04.2012 - Mastering the Middle Space

Conventional wisdom says that creating organizational change requires both top-down and bottom-up initiatives.  Unwittingly, such wisdom omits a source of enormous change potential – integrating people in the middle of the system.

So often people in the middle face enormous pressure
to deliver products and services to other parts of the system.


  ·   Tops demand flawless execution.

  ·   The front-line demands resources and fairness.

  ·   Customers demand products and services at the cost they want to pay, the quality they expect and in a timeframe that meets their needs.

  ·   One department’s priorities compete with another department’s priorities.

  ·   Cross-functional teams work under competing demands for their time.

Most often, middles feel torn -- trying to please one part of the system at the expense of another.  The result:  middle leaders feel alienated from other middle leaders, out of touch, and crunched.

Too often, in these conditions, middle leaders slide into the middle of everyone’s business – being the conduit or linkage node for all delivery.  Instinctively, people in the middle react this way much of the time. The result is more tearing for them and clogged arteries for the system.   The classic definition of bureacracy.

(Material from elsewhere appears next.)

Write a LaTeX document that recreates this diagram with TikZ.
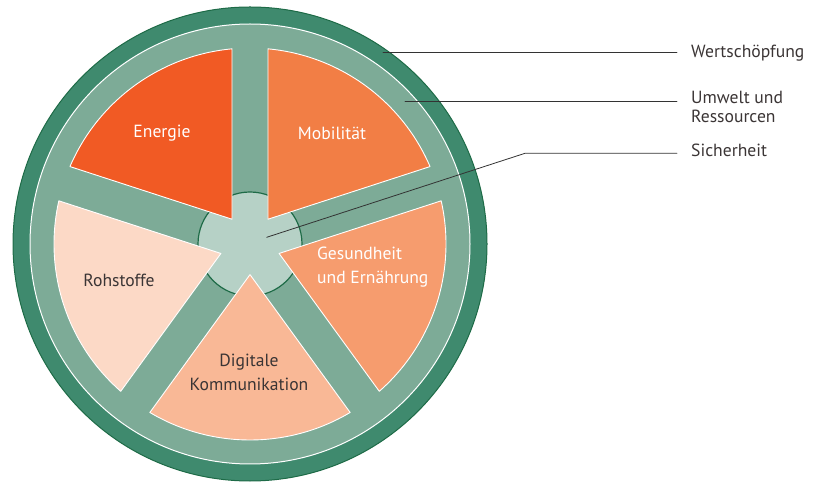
\documentclass[tikz,border=0pt]{standalone}
\usepackage{fontspec}
\setmainfont{PT Sans}
\definecolor{ringdark}{HTML}{3F8A6E}
\definecolor{ringline}{HTML}{1E6B47}
\definecolor{ringmid}{HTML}{7DAB97}
\definecolor{hubfill}{HTML}{B6D1C6}
\definecolor{energiecol}{HTML}{F15A24}
\definecolor{mobilcol}{HTML}{F27E45}
\definecolor{gesundcol}{HTML}{F69C6E}
\definecolor{digitalcol}{HTML}{F9B896}
\definecolor{rohcol}{HTML}{FCD9C6}
\definecolor{textdark}{HTML}{3B3535}
\definecolor{leadcol}{HTML}{333333}
\tikzset{
  sectorlabel/.style={font=\fontsize{17.6}{24}\selectfont, align=center, inner sep=0pt},
  sidelabel/.style={font=\fontsize{17.6}{19}\selectfont, text=textdark, align=left, anchor=west, inner xsep=14pt, inner ysep=0pt},
  leader/.style={draw=leadcol, line width=.8pt}
}
\begin{document}
\begin{tikzpicture}[x=1pt, y=1pt, line join=round, line cap=round]
	\useasboundingbox (0,0) rectangle (814,482);
	\def\R{196} \def\d{30.6} \def\h{30.73}
	\begin{scope}[shift={(250,238)}]
		\filldraw[fill=ringdark, draw=ringline, line width=1pt] (0,0) circle (237);
		\filldraw[fill=ringmid, draw=white, line width=1pt] (0,0) circle (220);
		\filldraw[fill=hubfill, draw=ringline, line width=1.2pt] (0,0) circle (52);
		\foreach \a/\col in {126/energiecol, 54/mobilcol, -18/gesundcol, -90/digitalcol, 198/rohcol}
			\filldraw[fill=\col, draw=white, line width=.9pt] (\a:\d) -- ({\a+\h}:\R) arc[start angle=\a+\h, end angle=\a-\h, radius=\R] -- cycle;
		% anchor points of the leaders
		\coordinate (pwert) at (133,192);
		\coordinate (pumwelt) at (155,142.3);
		\coordinate (psicher) at (16.7,6.7);
	\end{scope}
	% sector labels
	\node[sectorlabel, text=white] (energie) at (162,349) {Energie};
	\node[sectorlabel, text=white] (mobil) at (332,349) {Mobilität};
	\node[sectorlabel, text=white, align=left, anchor=west] (gesund) at (317,215) {Gesundheit\\und Ernährung};
	\node[sectorlabel, text=textdark] (roh) at (119,202) {Rohstoffe};
	\node[sectorlabel, text=textdark] (digital) at (249,110) {Digitale\\Kommunikation};
	% side labels
	\node[sidelabel] (wert) at (677,429) {Wertschöpfung};
	\node[sidelabel] (umwelt) at (677,375.5) {Umwelt und\\Ressourcen};
	\node[sidelabel] (sicher) at (677,332) {Sicherheit};
	\coordinate (knee) at (525,328.7);
	\draw[leader] (pwert) -- (pwert -| wert.west);
	\draw[leader] (pumwelt) -- (pumwelt -| umwelt.west);
	\draw[leader] (psicher) -- (knee) -- (knee -| sicher.west);
\end{tikzpicture}
\end{document}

What if the secret to success can be found in a number of simple strategies?

A Real Case

When middles master the middle space, they help the organizational system energize potential.

In a recent leadership initiative launch, WilderWeber worked with high potential middle leaders from a large financial institution that spans our region and beyond. 

These high potential middle leaders are now armed with specific strategies to empower themselves as individuals and the organization as a whole.  They are poised to create a project mission which will have multiple beneficial results for other parts of the system – top leaders, front-line staff and customers – through initiating a collective effort to address key projects and more tightly integrate and coordinate the system.

We expect these middle leaders will not only help this financial institution achieve greater success in the near future, but that they will be ready for the leadership challenges ahead when they rise up to new leadership responsibilities.

Empowering Strategies for Middle Leaders

  ·   Don’t slide into the middle.

  ·   Keep your independence of thought and action.

  ·   Facilitate others when you can.

  ·   Coach others when you should.

  ·   Be the front-line or the top when necessary.

  ·   Partner with other parts of the system by making it easier for them to get done what they need to do.

  ·   Integrate the middle level group.